Yeah I thought about that later, I shapren the finger nails into points specifically for the eye gauges. On the trachea thing the cartliage rings will bouce back if conpressed, so to effectively crush a windpipe you have to hit the Thyroidal Cartlage, I just had hold of the tube 

He paniced and it left openings which was what I wanted, but boy are you right I'd have sliced an eye lid... I don't have too many guys around hiere who study ground fighting so I'm at a disadvantage on getting better at it.


----------



## Phadrus00 (Jun 19, 2006)

Dark said:
			
		

> Yeah I thought about that later, I shapren the finger nails into points specifically for the eye gauges. On the trachea thing the cartliage rings will bouce back if conpressed, so to effectively crush a windpipe you have to hit the Thyroidal Cartlage, I just had hold of the tube
> 
> He paniced and it left openings which was what I wanted, but boy are you right I'd have sliced an eye lid... I don't have too many guys around hiere who study ground fighting so I'm at a disadvantage on getting better at it.


 
Dark,

There are some good DVD's out there to give you some ideas and I am sure if you asked around you could find a like minded player to at least try practicing with.  The other option is to look for a seminar and attend that, they can be a great way to kick start you into an art and leave you with drills and materiel to work on.

Where are you located?

Rob


----------



## MJS (Jun 20, 2006)

Dark said:
			
		

> I don't have too many guys around hiere who study ground fighting so I'm at a disadvantage on getting better at it.


 
Looking at your profile, it says that you live in WV. You may want to check this out.
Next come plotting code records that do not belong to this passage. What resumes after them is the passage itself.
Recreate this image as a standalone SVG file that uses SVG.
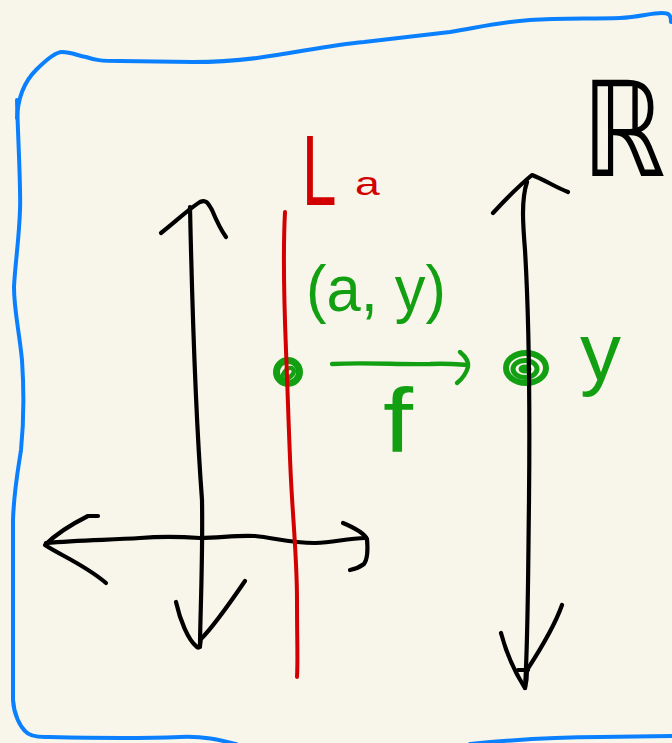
<svg xmlns="http://www.w3.org/2000/svg" width="672" height="743" viewBox="0 0 672 743">
<style>
.ink{fill:none;stroke-linecap:round;stroke-linejoin:round}
.k{stroke:#000;stroke-width:4.2}
.r{stroke:#d20000;stroke-width:4}
.g{stroke:#12a012;stroke-width:4.4}
.b{stroke:#0a80ff;stroke-width:4}
.t{font-family:"Liberation Sans","DejaVu Sans",sans-serif}
.tg{fill:#12a012}
.tr{fill:#d20000}
</style>
<rect width="672" height="743" fill="#f8f6ea"/>
<g id="frame">
<path class="ink b" d="M17,118 C18,95 26,80 36,70 C46,60 55,52 62,52 C72,52 78,56 86,57 C95,60 100,61 120,61 L193,62 C220,62 240,60 257,58 C300,52 330,45 364,42 C400,38 425,35 450,32 C480,27 500,22 530,20 C560,18 590,19 620,18 C640,17 650,13 662,13 C668,13 671,14 671,22"/>
<path class="ink b" d="M17,100 C18,140 21,190 20,210 C19,240 15,265 14,287 C14,310 19,330 22,360 C24,390 24,420 21,450 C18,470 14,490 13,520 L13,700 C14,715 20,726 25,731 C29,736 36,737 45,737 C90,738 130,739 180,737 C205,736 220,740 236,744"/>
<path class="ink b" d="M470,744 C520,739 560,737 600,737 L672,736"/>
</g>
<g id="point-ay">
<circle cx="288" cy="372" r="11.5" fill="none" stroke="#12a012" stroke-width="7"/>
<path class="ink g" d="M282,377 C285,368 292,365 294,371 C293,377 287,379 283,379"/>
</g>
<g id="point-y">
<ellipse cx="526" cy="368" rx="20" ry="15" fill="none" stroke="#12a012" stroke-width="6"/>
<ellipse cx="525" cy="369" rx="12" ry="8.5" fill="none" stroke="#12a012" stroke-width="5"/>
<ellipse cx="525" cy="369" rx="5" ry="3" fill="#12a012" stroke="#12a012" stroke-width="3"/>
</g>
<g id="connectors">
<g id="left-vertical-axis">
<path class="ink k" d="M190,207 C192,300 196,420 202,500 C203,560 200,620 200,647"/>
<path class="ink k" d="M161,233 C175,222 190,208 200,202 C206,199 208,203 212,210 C217,222 221,230 226,237"/>
<path class="ink k" d="M176,602 C180,620 188,640 197,647 C201,650 200,640 201,639 C215,625 232,600 245,581"/>
</g>
<g id="horizontal-axis">
<path class="ink k" d="M46,543 C80,540 110,540 140,538 C165,536 185,537 200,538 C220,538 235,535 255,536 C275,538 290,543 315,543 C335,543 345,538 366,538"/>
<path class="ink k" d="M98,516 L88,516 C72,524 55,535 45,545 C60,555 85,565 106,583"/>
<path class="ink k" d="M343,523 C355,528 364,533 367,539 C368,550 367,560 364,564 C360,567 355,569 350,570"/>
</g>
<g id="line-La">
<path class="ink r" d="M285,212 C283,250 284,300 286,350 C288,400 289,440 291,480 C293,520 297,560 297,600 C297,640 298,660 297,677"/>
</g>
<g id="right-vertical-axis">
<path class="ink k" d="M527,182 C521,200 523,225 525,250 C528,300 530,400 529,500 C528,580 528,640 525,688"/>
<path class="ink k" d="M493,213 C505,200 520,185 532,175 C545,180 555,187 568,192"/>
<path class="ink k" d="M501,633 C506,652 512,668 525,688 C527,680 527,672 527,670 C540,650 555,625 562,605"/>
<path class="ink k" d="M518,670 L528,670"/>
</g>
<g id="arrow-f">
<path class="ink g" d="M332,364 C370,362 400,365 430,364 C445,363 455,364 468,365"/>
<path class="ink g" d="M460,352 C466,357 469,362 468,367 C466,374 462,379 457,383"/>
</g>
</g>
<g id="label-La">
<text class="t tr" font-size="100" transform="translate(302,205) scale(0.62,1)">L</text>
<text class="t tr" font-size="33" transform="translate(355,195) scale(1.35,1)">a</text>
</g>
<g id="label-R">
<text font-family="DejaVu Sans,sans-serif" font-size="132" transform="translate(582,176) scale(0.8,1)">ℝ</text>
</g>
<g id="label-ay">
<text class="t tg" x="306" y="311" font-size="64" textLength="140" lengthAdjust="spacingAndGlyphs">(a, y)</text>
</g>
<g id="label-f">
<text class="t tg" font-size="90" transform="translate(383,452) scale(1.2,1)">f</text>
</g>
<g id="label-y">
<text class="t tg" x="580" y="380" font-size="82">y</text>
</g>
</svg>
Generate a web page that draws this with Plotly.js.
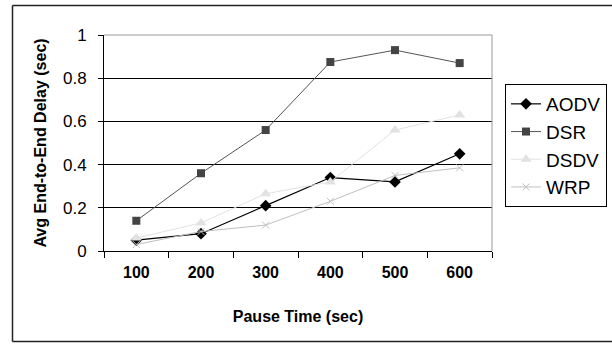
<!DOCTYPE html>
<html>
<head>
<meta charset="utf-8">
<script src="https://cdn.plot.ly/plotly-3.0.1.min.js"></script>
<style>html,body{margin:0;padding:0;background:#fff;overflow:hidden;}#chart{width:612px;height:345px;}</style>
</head>
<body>
<div id="chart"></div>
<script>
var pauseTimes = ["100", "200", "300", "400", "500", "600"];
var aodv = [0.05, 0.08, 0.21, 0.34, 0.32, 0.45];
var dsr  = [0.14, 0.36, 0.56, 0.875, 0.93, 0.87];
var dsdv = [0.06, 0.13, 0.265, 0.32, 0.56, 0.63];
var wrp  = [0.03, 0.09, 0.12, 0.23, 0.35, 0.385];
var yTicks = [0, 0.2, 0.4, 0.6, 0.8, 1];

var traces = [
  {name: "AODV", x: pauseTimes, y: aodv, type: "scatter", mode: "lines+markers",
   line: {color: "#000000", width: 1.2}, marker: {symbol: "diamond", size: 9, color: "#000000"}},
  {name: "DSR", x: pauseTimes, y: dsr, type: "scatter", mode: "lines+markers",
   line: {color: "#555555", width: 1}, marker: {symbol: "square", size: 8, color: "#444444"}},
  {name: "DSDV", x: pauseTimes, y: dsdv, type: "scatter", mode: "lines+markers",
   line: {color: "#e2e2e2", width: 1}, marker: {symbol: "triangle-up", size: 10, color: "#e2e2e2"}},
  {name: "WRP", x: pauseTimes, y: wrp, type: "scatter", mode: "lines+markers",
   line: {color: "#c0c0c0", width: 1}, marker: {symbol: "x-thin", size: 7, color: "#c0c0c0", line: {color: "#c0c0c0", width: 1}}}
];

var L = 104, R = 492, T = 35, B = 251;
var pw = R - L, ph = B - T;
function px2x(p) { return (p - L) / pw; }
function py2y(p) { return (B - p) / ph; }

var borderLine = {color: "#222222", width: 1.5};

var layout = {
  width: 612, height: 345,
  margin: {l: L, r: 612 - R, t: T, b: 345 - B, pad: 0, autoexpand: false},
  paper_bgcolor: "#ffffff", plot_bgcolor: "#ffffff",
  font: {family: "Liberation Sans, Arial, sans-serif", color: "#000000"},
  showlegend: true,
  legend: {
    x: px2x(505), y: py2y(84), xanchor: "left", yanchor: "top",
    bordercolor: "#000000", borderwidth: 1, bgcolor: "#ffffff",
    font: {size: 19, color: "#000000"}, tracegroupgap: 0,
    entrywidth: 62, entrywidthmode: "pixels"
  },
  xaxis: {
    type: "category", range: [-0.5, 5.5], tickson: "boundaries",
    showline: true, linecolor: "#000000", linewidth: 1,
    ticks: "outside", ticklen: 6, tickcolor: "#000000",
    showgrid: false, zeroline: false, ticklabelstandoff: 7,
    tickfont: {size: 16, color: "#000000", family: "Liberation Sans, Arial, sans-serif", weight: "bold"},
    title: {text: "<b>Pause Time (sec)</b>", font: {size: 16}, standoff: 30}
  },
  yaxis: {
    range: [0, 1], tickvals: yTicks, ticktext: yTicks.map(String),
    showline: true, linecolor: "#000000", linewidth: 1,
    ticks: "outside", ticklen: 5, tickcolor: "#000000",
    showgrid: true, gridcolor: "#000000", gridwidth: 1, zeroline: false,
    ticklabelstandoff: 8,
    tickfont: {size: 17},
    title: {text: "<b>Avg End-to-End Delay (sec)</b>", font: {size: 16}, standoff: 12}
  },
  shapes: [
    {type: "line", xref: "paper", yref: "paper", x0: 0, x1: 1, y0: 1, y1: 1,
     line: {color: "#9a9a9a", width: 1}, layer: "above"},
    {type: "line", xref: "paper", yref: "paper", x0: 1, x1: 1, y0: 0, y1: 1,
     line: {color: "#9a9a9a", width: 1}, layer: "above"},
    {type: "line", xref: "paper", yref: "paper", x0: px2x(12.5), x1: px2x(612), y0: py2y(5.5), y1: py2y(5.5),
     line: borderLine, layer: "below"},
    {type: "line", xref: "paper", yref: "paper", x0: px2x(12.5), x1: px2x(612), y0: py2y(341.5), y1: py2y(341.5),
     line: borderLine, layer: "below"},
    {type: "line", xref: "paper", yref: "paper", x0: px2x(12.5), x1: px2x(12.5), y0: py2y(5.5), y1: py2y(341.5),
     line: borderLine, layer: "below"}
  ]
};

Plotly.newPlot("chart", traces, layout, {staticPlot: true, displayModeBar: false});
</script>
</body>
</html>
http://www.trainmma.com/index1.html

http://www.advancedbkj.com/jiujitsu.htm

http://bjj.org/academies/

Not sure how close these are to you, but thought I'd post them in case you were interested in checking them out. 

Mike


----------



## Dark (Jun 20, 2006)

MJS said:
			
		

> Not sure how close these are to you, but thought I'd post them in case you were interested in checking them out.
> 
> Mike


 
Mike,

  Thanks since O got the word on needing knee surgury today, I think I'm gonna be more toward ground fighting now adays anyway


----------



## Eviscerate (Jun 20, 2006)

If you really want to improve you should take some formal instruction, add libbing on the ground vs. a grappler wont work. Its hard to picture exactly what you mean by your account but if you were on his side and had him in your guard theres a number of things you could have done in 5 seconds, you could have swam for a leg possibly and got him on pain compliance piching your ankle between his knee joint or depending on depth ankle locking him in addition. A couple reversals also come to mind, take some instruction you wont regret it!


----------



## spinkick (Jul 6, 2006)

instead of slamming his head off the ground why not gouge out an eye? or rip off an ear? hahaha   I'm sorry man its hard to crtique a fight from text alone Id have to see you actually go at it


----------



## Dark (Jul 8, 2006)

spinkick said:
			
		

> instead of slamming his head off the ground why not gouge out an eye? or rip off an ear?


 
Because my special training regime of watching Dragon Ball Z for 8 hours day wasn't working lol, actually I was trying to keep him distracted so I could  move to a rear mount and choke him out. I go to court over it in like 2 weeks yay...


----------



## kodo (Jul 14, 2006)

Hopefully, your 'instinct mode' will honed soon.  It seems strange that you got locked up so close as a first instinct when you are not confident with your grappling techniques.  
     I think you might want to do more kumite after a vigorous workout when you practice.  This will get you used to thinking during survival mode.  It's also good conditioning for your karate spirit.
     One more thing. . .Have you thought about getting a different girlfriend!  Just kidding.  
Good luck in your legal journey.


----------



## Shogun (Jul 16, 2006)

cop or not, just make sure in the case you explain he was in your house without permission. you felt threatened, and tried to remove him. He then proceeded to fight you.


----------



## Kenpojujitsu3 (Jul 17, 2006)

Shogun said:
			
		

> cop or not, just make sure in the case you explain he was in your house without permission. you felt threatened, and tried to remove him. He then proceeded to fight you.


 
Yes this is key.


----------